+++ MATERIAL

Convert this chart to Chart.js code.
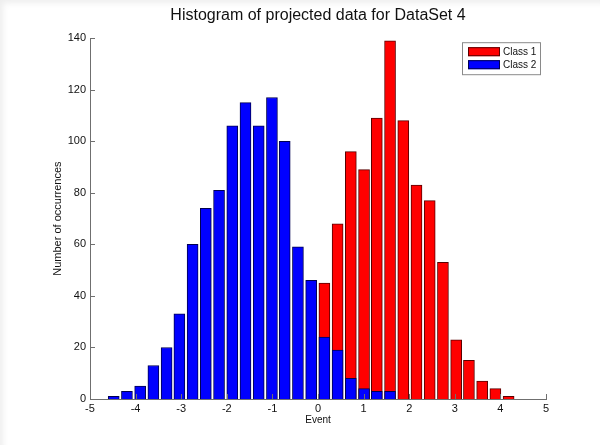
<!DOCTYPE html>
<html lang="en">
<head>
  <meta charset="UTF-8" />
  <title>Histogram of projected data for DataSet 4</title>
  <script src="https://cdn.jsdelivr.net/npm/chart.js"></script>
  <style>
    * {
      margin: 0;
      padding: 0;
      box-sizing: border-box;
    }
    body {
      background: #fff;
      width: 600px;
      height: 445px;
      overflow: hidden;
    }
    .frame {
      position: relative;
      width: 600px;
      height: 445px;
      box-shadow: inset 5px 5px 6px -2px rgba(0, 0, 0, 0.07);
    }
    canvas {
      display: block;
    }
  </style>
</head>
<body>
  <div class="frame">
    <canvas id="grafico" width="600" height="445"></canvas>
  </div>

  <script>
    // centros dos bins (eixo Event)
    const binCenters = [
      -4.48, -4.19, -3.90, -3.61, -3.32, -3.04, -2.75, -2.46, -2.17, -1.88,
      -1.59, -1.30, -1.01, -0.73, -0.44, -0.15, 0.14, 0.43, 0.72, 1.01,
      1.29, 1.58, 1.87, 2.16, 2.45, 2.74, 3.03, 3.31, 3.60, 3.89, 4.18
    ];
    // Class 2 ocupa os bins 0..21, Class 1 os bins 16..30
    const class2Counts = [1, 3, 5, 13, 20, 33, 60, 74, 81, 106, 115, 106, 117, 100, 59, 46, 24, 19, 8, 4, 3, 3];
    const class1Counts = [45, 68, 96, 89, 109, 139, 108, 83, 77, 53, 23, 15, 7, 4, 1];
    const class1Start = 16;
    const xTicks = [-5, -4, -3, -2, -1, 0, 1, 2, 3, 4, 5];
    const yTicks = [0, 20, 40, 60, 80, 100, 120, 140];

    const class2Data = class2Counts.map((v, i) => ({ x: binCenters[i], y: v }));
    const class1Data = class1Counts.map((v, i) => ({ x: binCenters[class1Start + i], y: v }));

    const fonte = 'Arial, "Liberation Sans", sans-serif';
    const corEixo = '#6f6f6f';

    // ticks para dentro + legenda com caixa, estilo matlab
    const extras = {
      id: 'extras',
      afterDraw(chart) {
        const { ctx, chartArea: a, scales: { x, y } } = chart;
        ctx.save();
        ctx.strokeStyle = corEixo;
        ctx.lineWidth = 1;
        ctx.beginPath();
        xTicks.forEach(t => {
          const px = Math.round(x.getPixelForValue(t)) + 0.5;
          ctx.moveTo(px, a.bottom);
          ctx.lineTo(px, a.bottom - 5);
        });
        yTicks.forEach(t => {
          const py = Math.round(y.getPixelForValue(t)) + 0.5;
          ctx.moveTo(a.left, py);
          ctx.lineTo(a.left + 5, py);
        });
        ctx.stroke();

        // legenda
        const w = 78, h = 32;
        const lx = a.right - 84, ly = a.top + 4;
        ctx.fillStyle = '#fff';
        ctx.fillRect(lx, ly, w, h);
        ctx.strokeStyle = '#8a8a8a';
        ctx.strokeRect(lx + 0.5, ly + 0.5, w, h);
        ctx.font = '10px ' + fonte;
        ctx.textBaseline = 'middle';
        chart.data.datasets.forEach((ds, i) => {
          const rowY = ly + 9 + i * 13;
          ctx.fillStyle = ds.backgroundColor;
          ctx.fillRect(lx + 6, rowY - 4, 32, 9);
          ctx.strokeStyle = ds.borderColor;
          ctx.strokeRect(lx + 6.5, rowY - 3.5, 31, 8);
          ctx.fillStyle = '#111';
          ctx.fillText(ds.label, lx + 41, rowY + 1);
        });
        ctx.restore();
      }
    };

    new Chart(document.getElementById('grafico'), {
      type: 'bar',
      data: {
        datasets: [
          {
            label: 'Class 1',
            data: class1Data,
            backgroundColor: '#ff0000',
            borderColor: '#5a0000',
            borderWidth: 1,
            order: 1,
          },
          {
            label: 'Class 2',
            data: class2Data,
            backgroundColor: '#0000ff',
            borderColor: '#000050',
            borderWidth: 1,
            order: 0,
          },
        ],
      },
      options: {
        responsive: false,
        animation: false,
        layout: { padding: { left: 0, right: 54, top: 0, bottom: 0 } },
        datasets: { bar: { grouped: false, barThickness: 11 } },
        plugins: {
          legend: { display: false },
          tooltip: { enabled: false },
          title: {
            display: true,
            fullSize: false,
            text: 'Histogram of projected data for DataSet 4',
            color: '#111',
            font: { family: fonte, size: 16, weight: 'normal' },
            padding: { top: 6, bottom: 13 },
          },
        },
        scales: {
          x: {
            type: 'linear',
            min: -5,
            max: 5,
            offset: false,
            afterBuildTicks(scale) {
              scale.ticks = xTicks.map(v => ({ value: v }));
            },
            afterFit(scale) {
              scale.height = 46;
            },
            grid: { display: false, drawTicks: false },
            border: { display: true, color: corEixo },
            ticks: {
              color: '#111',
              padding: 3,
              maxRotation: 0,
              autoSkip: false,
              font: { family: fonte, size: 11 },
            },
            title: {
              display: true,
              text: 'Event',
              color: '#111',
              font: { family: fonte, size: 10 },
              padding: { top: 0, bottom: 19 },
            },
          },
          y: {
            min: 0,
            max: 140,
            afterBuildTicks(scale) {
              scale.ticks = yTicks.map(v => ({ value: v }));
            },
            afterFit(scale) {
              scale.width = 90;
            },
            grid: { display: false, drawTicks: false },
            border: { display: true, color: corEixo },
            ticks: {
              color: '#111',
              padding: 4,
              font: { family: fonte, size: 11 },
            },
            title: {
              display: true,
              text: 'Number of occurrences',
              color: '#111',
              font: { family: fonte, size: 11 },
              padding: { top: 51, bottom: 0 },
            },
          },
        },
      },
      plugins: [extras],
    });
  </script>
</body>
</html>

++++++

WHAT THE TASK ASKS: Write out the listing above exactly as it stands, pictures excluded.

CORRECT RESPONSE:
Convert this chart to Chart.js code.
<!DOCTYPE html>
<html lang="en">
<head>
  <meta charset="UTF-8" />
  <title>Histogram of projected data for DataSet 4</title>
  <script src="https://cdn.jsdelivr.net/npm/chart.js"></script>
  <style>
    * {
      margin: 0;
      padding: 0;
      box-sizing: border-box;
    }
    body {
      background: #fff;
      width: 600px;
      height: 445px;
      overflow: hidden;
    }
    .frame {
      position: relative;
      width: 600px;
      height: 445px;
      box-shadow: inset 5px 5px 6px -2px rgba(0, 0, 0, 0.07);
    }
    canvas {
      display: block;
    }
  </style>
</head>
<body>
  <div class="frame">
    <canvas id="grafico" width="600" height="445"></canvas>
  </div>

  <script>
    // centros dos bins (eixo Event)
    const binCenters = [
      -4.48, -4.19, -3.90, -3.61, -3.32, -3.04, -2.75, -2.46, -2.17, -1.88,
      -1.59, -1.30, -1.01, -0.73, -0.44, -0.15, 0.14, 0.43, 0.72, 1.01,
      1.29, 1.58, 1.87, 2.16, 2.45, 2.74, 3.03, 3.31, 3.60, 3.89, 4.18
    ];
    // Class 2 ocupa os bins 0..21, Class 1 os bins 16..30
    const class2Counts = [1, 3, 5, 13, 20, 33, 60, 74, 81, 106, 115, 106, 117, 100, 59, 46, 24, 19, 8, 4, 3, 3];
    const class1Counts = [45, 68, 96, 89, 109, 139, 108, 83, 77, 53, 23, 15, 7, 4, 1];
    const class1Start = 16;
    const xTicks = [-5, -4, -3, -2, -1, 0, 1, 2, 3, 4, 5];
    const yTicks = [0, 20, 40, 60, 80, 100, 120, 140];

    const class2Data = class2Counts.map((v, i) => ({ x: binCenters[i], y: v }));
    const class1Data = class1Counts.map((v, i) => ({ x: binCenters[class1Start + i], y: v }));

    const fonte = 'Arial, "Liberation Sans", sans-serif';
    const corEixo = '#6f6f6f';

    // ticks para dentro + legenda com caixa, estilo matlab
    const extras = {
      id: 'extras',
      afterDraw(chart) {
        const { ctx, chartArea: a, scales: { x, y } } = chart;
        ctx.save();
        ctx.strokeStyle = corEixo;
        ctx.lineWidth = 1;
        ctx.beginPath();
        xTicks.forEach(t => {
          const px = Math.round(x.getPixelForValue(t)) + 0.5;
          ctx.moveTo(px, a.bottom);
          ctx.lineTo(px, a.bottom - 5);
        });
        yTicks.forEach(t => {
          const py = Math.round(y.getPixelForValue(t)) + 0.5;
          ctx.moveTo(a.left, py);
          ctx.lineTo(a.left + 5, py);
        });
        ctx.stroke();

        // legenda
        const w = 78, h = 32;
        const lx = a.right - 84, ly = a.top + 4;
        ctx.fillStyle = '#fff';
        ctx.fillRect(lx, ly, w, h);
        ctx.strokeStyle = '#8a8a8a';
        ctx.strokeRect(lx + 0.5, ly + 0.5, w, h);
        ctx.font = '10px ' + fonte;
        ctx.textBaseline = 'middle';
        chart.data.datasets.forEach((ds, i) => {
          const rowY = ly + 9 + i * 13;
          ctx.fillStyle = ds.backgroundColor;
          ctx.fillRect(lx + 6, rowY - 4, 32, 9);
          ctx.strokeStyle = ds.borderColor;
          ctx.strokeRect(lx + 6.5, rowY - 3.5, 31, 8);
          ctx.fillStyle = '#111';
          ctx.fillText(ds.label, lx + 41, rowY + 1);
        });
        ctx.restore();
      }
    };

    new Chart(document.getElementById('grafico'), {
      type: 'bar',
      data: {
        datasets: [
          {
            label: 'Class 1',
            data: class1Data,
            backgroundColor: '#ff0000',
            borderColor: '#5a0000',
            borderWidth: 1,
            order: 1,
          },
          {
            label: 'Class 2',
            data: class2Data,
            backgroundColor: '#0000ff',
            borderColor: '#000050',
            borderWidth: 1,
            order: 0,
          },
        ],
      },
      options: {
        responsive: false,
        animation: false,
        layout: { padding: { left: 0, right: 54, top: 0, bottom: 0 } },
        datasets: { bar: { grouped: false, barThickness: 11 } },
        plugins: {
          legend: { display: false },
          tooltip: { enabled: false },
          title: {
            display: true,
            fullSize: false,
            text: 'Histogram of projected data for DataSet 4',
            color: '#111',
            font: { family: fonte, size: 16, weight: 'normal' },
            padding: { top: 6, bottom: 13 },
          },
        },
        scales: {
          x: {
            type: 'linear',
            min: -5,
            max: 5,
            offset: false,
            afterBuildTicks(scale) {
              scale.ticks = xTicks.map(v => ({ value: v }));
            },
            afterFit(scale) {
              scale.height = 46;
            },
            grid: { display: false, drawTicks: false },
            border: { display: true, color: corEixo },
            ticks: {
              color: '#111',
              padding: 3,
              maxRotation: 0,
              autoSkip: false,
              font: { family: fonte, size: 11 },
            },
            title: {
              display: true,
              text: 'Event',
              color: '#111',
              font: { family: fonte, size: 10 },
              padding: { top: 0, bottom: 19 },
            },
          },
          y: {
            min: 0,
            max: 140,
            afterBuildTicks(scale) {
              scale.ticks = yTicks.map(v => ({ value: v }));
            },
            afterFit(scale) {
              scale.width = 90;
            },
            grid: { display: false, drawTicks: false },
            border: { display: true, color: corEixo },
            ticks: {
              color: '#111',
              padding: 4,
              font: { family: fonte, size: 11 },
            },
            title: {
              display: true,
              text: 'Number of occurrences',
              color: '#111',
              font: { family: fonte, size: 11 },
              padding: { top: 51, bottom: 0 },
            },
          },
        },
      },
      plugins: [extras],
    });
  </script>
</body>
</html>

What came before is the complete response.